Putin warf dem Bündnis eine jahrelange Täuschung Moskaus vor. Russland sei zu Sowjetzeiten bei der Wiedervereinigung Deutschlands versprochen worden, dass die NATO sich nicht nach Osten ausdehne. "Sie haben uns betrogen", sagte er. Die NATO habe es darauf angelegt, Russland als flächenmäßig größtes Land zu schwächen, so Putin. Der Block habe seine militärische Infrastruktur immer weiter an die Grenzen Russlands heranbewegt. Das westliche Bündnis habe dabei auf Moskaus Sorgen "gespuckt" und gemacht, was es wolle, so der Kremlchef.
Zugleich sagte Putin, dass Russland weiter bereit sei zum Dialog mit dem Westen - mit der NATO und den USA. Voraussetzung sei ein Ende der Osterweiterung, ein Verzicht auf die Stationierung von Raketenabwehrsystemen und ein Rückzug der NATO auf die Positionen von 1997.
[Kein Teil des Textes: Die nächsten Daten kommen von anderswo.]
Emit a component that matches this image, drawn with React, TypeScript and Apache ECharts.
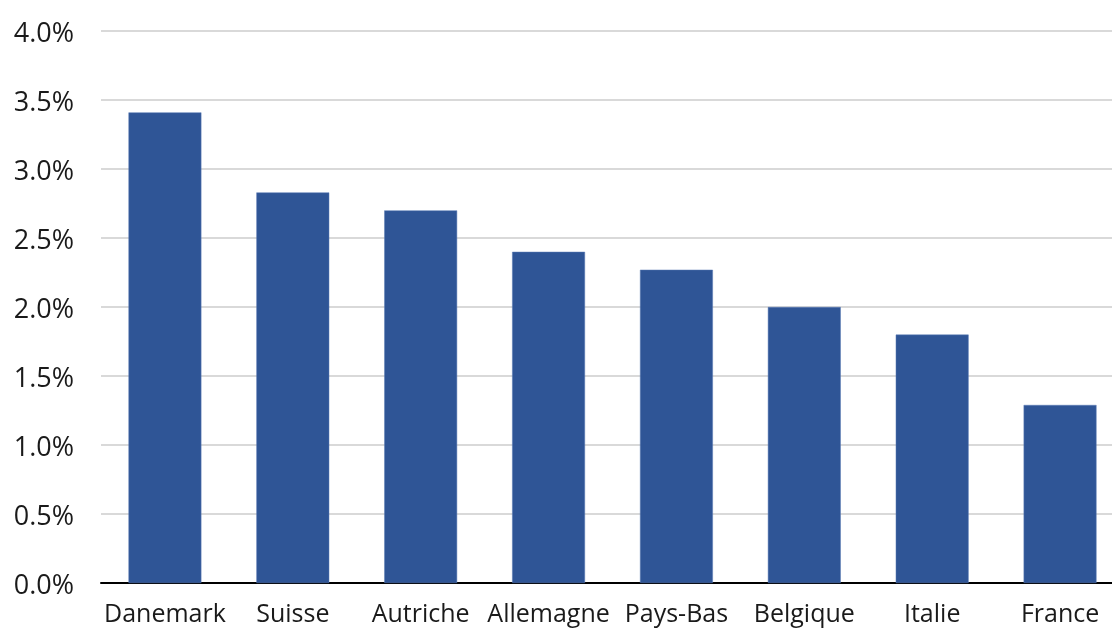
import React, { useEffect, useRef } from "react";
import * as echarts from "echarts";

const categories = ["Danemark", "Suisse", "Autriche", "Allemagne", "Pays-Bas", "Belgique", "Italie", "France"];
const values = [3.41, 2.83, 2.7, 2.4, 2.27, 2.0, 1.8, 1.29];
const yTicks = { min: 0, max: 4, interval: 0.5 };

export default function App() {
  const ref = useRef<HTMLDivElement>(null);
  useEffect(() => {
    if (!ref.current) return;
    const chart = echarts.init(ref.current, null, { renderer: "svg" });
    chart.setOption({
      animation: false,
      grid: { left: 101, right: 0, top: 31, bottom: 46, containLabel: false },
      xAxis: {
        type: "category",
        data: categories,
        axisLine: { show: true, lineStyle: { color: "#000", width: 2 } },
        axisTick: { show: false },
        axisLabel: {
          color: "#1a1a1a",
          fontSize: 25,
          fontFamily: "Open Sans",
          margin: 16,
          interval: 0,
        },
      },
      yAxis: {
        type: "value",
        min: yTicks.min,
        max: yTicks.max,
        interval: yTicks.interval,
        axisLine: { show: false },
        axisTick: { show: false },
        splitLine: { lineStyle: { color: "#d9d9d9", width: 2 } },
        axisLabel: {
          color: "#1a1a1a",
          fontSize: 27,
          fontFamily: "Open Sans",
          margin: 27,
          formatter: (v: number) => v.toFixed(1) + "%",
        },
      },
      series: [
        {
          type: "bar",
          data: values,
          barWidth: "57%",
          itemStyle: { color: "#2F5596", borderColor: "#5a7bb5", borderWidth: 0.5 },
        },
      ],
    });
    return () => chart.dispose();
  }, []);
  return (
    <div style={{ position: "fixed", left: 0, top: 0, width: 1112, height: 629, overflow: "hidden" }}>
      <div ref={ref} style={{ width: 1124, height: 629 }} />
    </div>
  );
}
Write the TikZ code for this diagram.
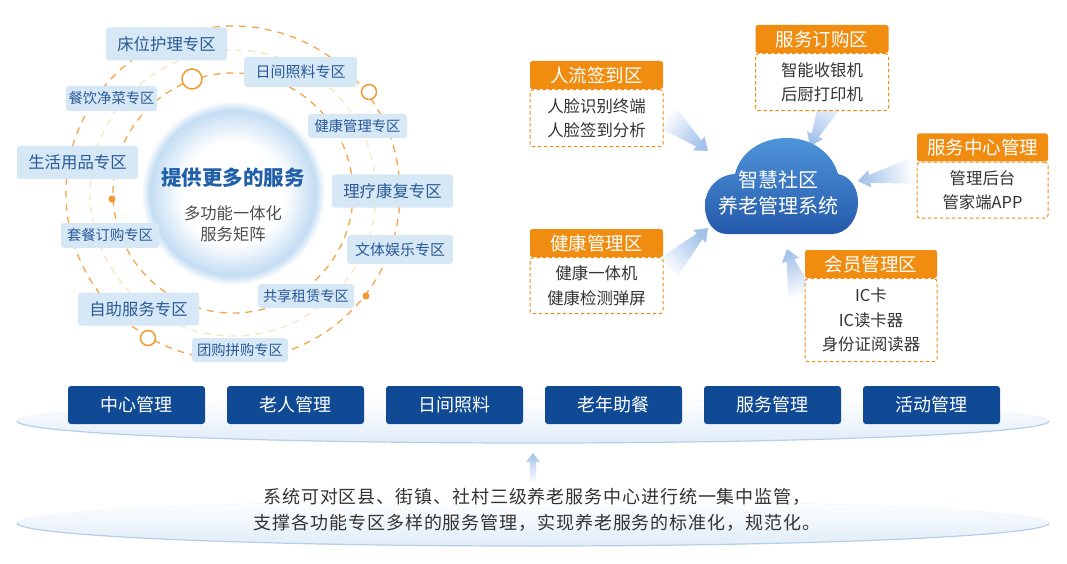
\documentclass[tikz,border=0pt]{standalone}
\usepackage{fontspec}
\setmainfont{Noto Sans CJK SC}
\newfontfamily\notefont{Noto Sans CJK SC}[LetterSpace=5]
\usetikzlibrary{positioning,calc}

\definecolor{zonefill}{HTML}{D6E7F6}
\definecolor{zonetext}{HTML}{2A5A96}
\definecolor{ringorange}{HTML}{F5A54A}
\definecolor{ringpale}{HTML}{FBE3C6}
\definecolor{markorange}{HTML}{F39A2E}
\definecolor{headorange}{HTML}{F08C10}
\definecolor{bodytext}{HTML}{333333}
\definecolor{titleblue}{HTML}{2160A8}
\definecolor{subgray}{HTML}{4D4D4D}
\definecolor{btnblue}{HTML}{104A94}
\definecolor{cloudtop}{HTML}{4F95DA}
\definecolor{cloudbot}{HTML}{2459AA}
\definecolor{arrowblue}{HTML}{A3C2EA}
\definecolor{platfill}{HTML}{E0ECF8}
\definecolor{platline}{HTML}{B5CFEA}
\definecolor{platfaint}{HTML}{F1F6FC}
\definecolor{hubrim}{HTML}{C4DDF3}

\pgfdeclareradialshading{hubglow}{\pgfpoint{0bp}{0bp}}{color(0bp)=(white); color(14bp)=(white); color(22.5bp)=(hubrim); color(25bp)=(white); color(50bp)=(white)}

% panah pudar: ekor, ujung, sudut gradasi
\newcommand\softarrow[3]{%
    \shade[top color=arrowblue, bottom color=white, shading angle=#3]
        (#2) -- ($(#2)!12pt!(#1)!9pt!90:(#1)$) -- ($(#2)!12pt!(#1)!4pt!90:(#1)$)
        -- ($(#1)!13pt!-90:(#2)$) -- ($(#1)!13pt!90:(#2)$)
        -- ($(#2)!12pt!(#1)!4pt!-90:(#1)$) -- ($(#2)!12pt!(#1)!9pt!-90:(#1)$) -- cycle;}

\begin{document}
\begin{tikzpicture}[x=1pt, y=-1pt,
    zone/.style={fill=zonefill, text=zonetext, rounded corners=3pt, inner sep=0pt},
    zonebig/.style={zone, minimum height=33, font=\fontsize{16.4}{18}\selectfont},
    zonemid/.style={zone, minimum height=30, font=\fontsize{15}{17}\selectfont},
    zonesmall/.style={zone, minimum height=25, font=\fontsize{14.3}{16}\selectfont},
    headbox/.style={fill=headorange, text=white, rounded corners=2.5pt, minimum width=133,
        minimum height=28, inner sep=0pt, font=\fontsize{18.5}{20}\selectfont},
    bodybox/.style={draw=headorange, dash pattern=on 3.5pt off 2.5pt, line width=1pt, fill=white,
        rounded corners=3pt, minimum width=133, inner sep=0pt, align=center, text=bodytext,
        font=\fontsize{16.4}{24.5}\selectfont},
    btn/.style={fill=btnblue, text=white, rounded corners=3pt, minimum width=137,
        minimum height=38, inner sep=0pt, font=\fontsize{18}{20}\selectfont},
    ring/.style={ringorange, line width=1.3pt, dash pattern=on 7pt off 6pt},
    marker/.style={markorange, line width=1.5pt, fill=white},
]
    \fill[white] (0,0) rectangle (1067,564);
    \useasboundingbox (0,0) rectangle (1067,564);

    % Alas bawah
    \shade[top color=white, bottom color=platfill] (533,421) ellipse (516 and 22);
    \draw[platfaint, line width=0.6pt] (17,421) arc (180:360:516 and 22);
    \draw[platline, line width=1.2pt] (1049,421) arc (0:180:516 and 22);
    \shade[top color=white, bottom color=platfill] (533,523) ellipse (516 and 23);
    \draw[platfaint, line width=0.6pt] (17,523) arc (180:360:516 and 23);
    \draw[platline, line width=1.2pt] (1049,523) arc (0:180:516 and 23);

    % Tombol modul
    \foreach \txt [count=\i] in {中心管理,老人管理,日间照料,老年助餐,服务管理,活动管理} {
        \node[btn] (btn\i) at ({136.5+(\i-1)*159},405) {\txt};
    }

    % Keterangan sistem
    \node[text=bodytext, align=center, font=\notefont\fontsize{18}{26}\selectfont] (note) at (537,510)
        {系统可对区县、街镇、社村三级养老服务中心进行统一集中监管，\\支撑各功能专区多样的服务管理，实现养老服务的标准化，规范化。};
    \coordinate (uptail) at (533,483);
    \coordinate (uptip) at (533,453);
    \shade[top color=arrowblue, bottom color=white]
        (uptip) -- ++(7,9) -- ++(-4,0) -- ($(uptail)+(3,0)$) -- ($(uptail)+(-3,0)$)
        -- ++(0,-21) -- ++(-4,0) -- cycle;

    % Lingkaran layanan
    \node[circle, minimum size=184, inner sep=0pt, shade, shading=hubglow] (hub) at (233,193) {};
    \draw[ring] (hub.center) circle (167);
    \draw[ring, ringpale] (hub.center) circle (143);
    \draw[ring] (hub.center) circle (120);
    \draw[marker] (192,79) circle (10);
    \draw[marker] (369,92) circle (7.5);
    \draw[marker] (148,338) circle (7.5);
    \fill[markorange] (112,199) circle (3.5);
    \fill[markorange] (366,296) circle (3.5);
    \node[text=titleblue, font=\bfseries\fontsize{20.5}{22}\selectfont] (hubtitle) at (233,178) {提供更多的服务};
    \node[text=subgray, align=center, font=\fontsize{16.3}{21}\selectfont] (hubsub) at (233,223.5) {多功能一体化\\服务矩阵};

    % Label zona
    \node[zonebig, minimum width=121] (bed) at (166.5,44) {床位护理专区};
    \node[zonemid, minimum width=113] (daycare) at (300.5,72) {日间照料专区};
    \node[zonesmall, minimum width=91] (meal) at (111.5,98.5) {餐饮净菜专区};
    \node[zonesmall, minimum width=99, minimum height=24] (health) at (357.5,126) {健康管理专区};
    \node[zonebig, minimum width=121] (goods) at (77.5,162.5) {生活用品专区};
    \node[zonebig, minimum width=121] (rehab) at (392.5,191) {理疗康复专区};
    \node[zonesmall, minimum width=98] (setmeal) at (110,235.5) {套餐订购专区};
    \node[zonemid, minimum width=106, minimum height=29] (leisure) at (400,249.5) {文体娱乐专区};
    \node[zonebig, minimum width=121] (selfserve) at (138.5,309) {自助服务专区};
    \node[zonesmall, minimum width=96, minimum height=24] (rent) at (306,296) {共享租赁专区};
    \node[zonesmall, minimum width=96, minimum height=24] (groupbuy) at (240,350) {团购拼购专区};

    % Panah ke awan
    \coordinate (aout1) at (668,118);  \coordinate (cin1) at (708,151);
    \coordinate (aout2) at (833,98);   \coordinate (cin2) at (810,146);
    \coordinate (aout3) at (913,171);  \coordinate (cin3) at (858,181);
    \coordinate (aout4) at (668,268);  \coordinate (cin4) at (708,228);
    \coordinate (aout5) at (801,295);  \coordinate (cin5) at (787,249);
    \softarrow{aout1}{cin1}{-129.5}
    \softarrow{aout2}{cin2}{154.4}
    \softarrow{aout3}{cin3}{100.3}
    \softarrow{aout4}{cin4}{-45}
    \softarrow{aout5}{cin5}{16.9}

    % Awan pusat
    \shade[top color=cloudtop, bottom color=cloudbot]
        (727,234) .. controls (714,234) and (705,222) .. (705,206)
        .. controls (705,188) and (718,175) .. (735,174)
        .. controls (740,153) and (760,138) .. (787,138)
        .. controls (812,138) and (832,153) .. (838,174)
        .. controls (850,176) and (858,188) .. (858,202)
        .. controls (858,220) and (846,234) .. (832,234) -- cycle;
    \node[text=white, align=center, font=\fontsize{20}{26}\selectfont] (cloud) at (778,193) {智慧社区\\养老管理系统};

    % Kotak fungsi
    \node[headbox] (sign) at (596.5,75) {人流签到区};
    \node[bodybox, minimum height=57, below=0pt of sign] (signb) {人脸识别终端\\人脸签到分析};
    \node[headbox] (buy) at (822,39) {服务订购区};
    \node[bodybox, minimum height=57, below=0pt of buy] (buyb) {智能收银机\\后厨打印机};
    \node[headbox, minimum width=131] (center) at (982.5,147.5) {服务中心管理};
    \node[bodybox, minimum width=131, minimum height=56, below=0pt of center] (centerb) {管理后台\\管家端APP};
    \node[headbox] (checkup) at (596.5,243) {健康管理区};
    \node[bodybox, minimum height=56, below=0pt of checkup] (checkupb) {健康一体机\\健康检测弹屏};
    \node[headbox, minimum width=132] (member) at (871,264) {会员管理区};
    \node[bodybox, minimum width=132, minimum height=83, below=0pt of member] (memberb) {IC卡\\IC读卡器\\身份证阅读器};

\end{tikzpicture}
\end{document}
Scholz hatte zu Deeskalation aufgerufen
Bundeskanzler Olaf Scholz hatte Putin noch am Nachmittag in einem Telefonat vor dem Schritt gewarnt, die "Volksrepubliken" Donezk und Luhansk anzuerkennen. Dieser werde "im krassen Widerspruch" zu den Minsker Abkommen zur friedlichen Beilegung des Konflikts in der Ostukraine stehen und wäre ein "einseitiger Bruch" dieser Vereinbarungen seitens Russlands, sagte ein Sprecher.
Scholz rief Putin erneut zur Deeskalation und zum Rückzug der zusammengezogenen Kräfte von der Grenze zur Ukraine auf. Er unterstrich, dass es nun insbesondere im Osten der Ukraine gelte, den Waffenstillstand einzuhalten und Zeichen der Entspannung zu setzen.
Separatistenführer forderten Anerkennung
Die Separatistenführer in Donezk und Luhansk hatten in einer im russischen Fernsehen übertragenen Videobotschaft um Anerkennung und außerdem um eine Zusammenarbeit mit Moskau "im Bereich der Verteidigung" gebeten. Auch das russische Unterhaus hatte die Anerkennung gefordert.
Laut der Nachrichtenagentur dpa wurde Putins Entscheidung in Donezk mit einem angeblich spontanen Feuerwerk gefeiert. Videos aus der Separatistenhochburg zeigten demnach Dutzende feiernde Menschen mit russischen Fahnen, die unter den Klängen der russischen Nationalhymne "Russland, Russland" skandierten. Unabhängige Berichte dazu lagen nicht vor.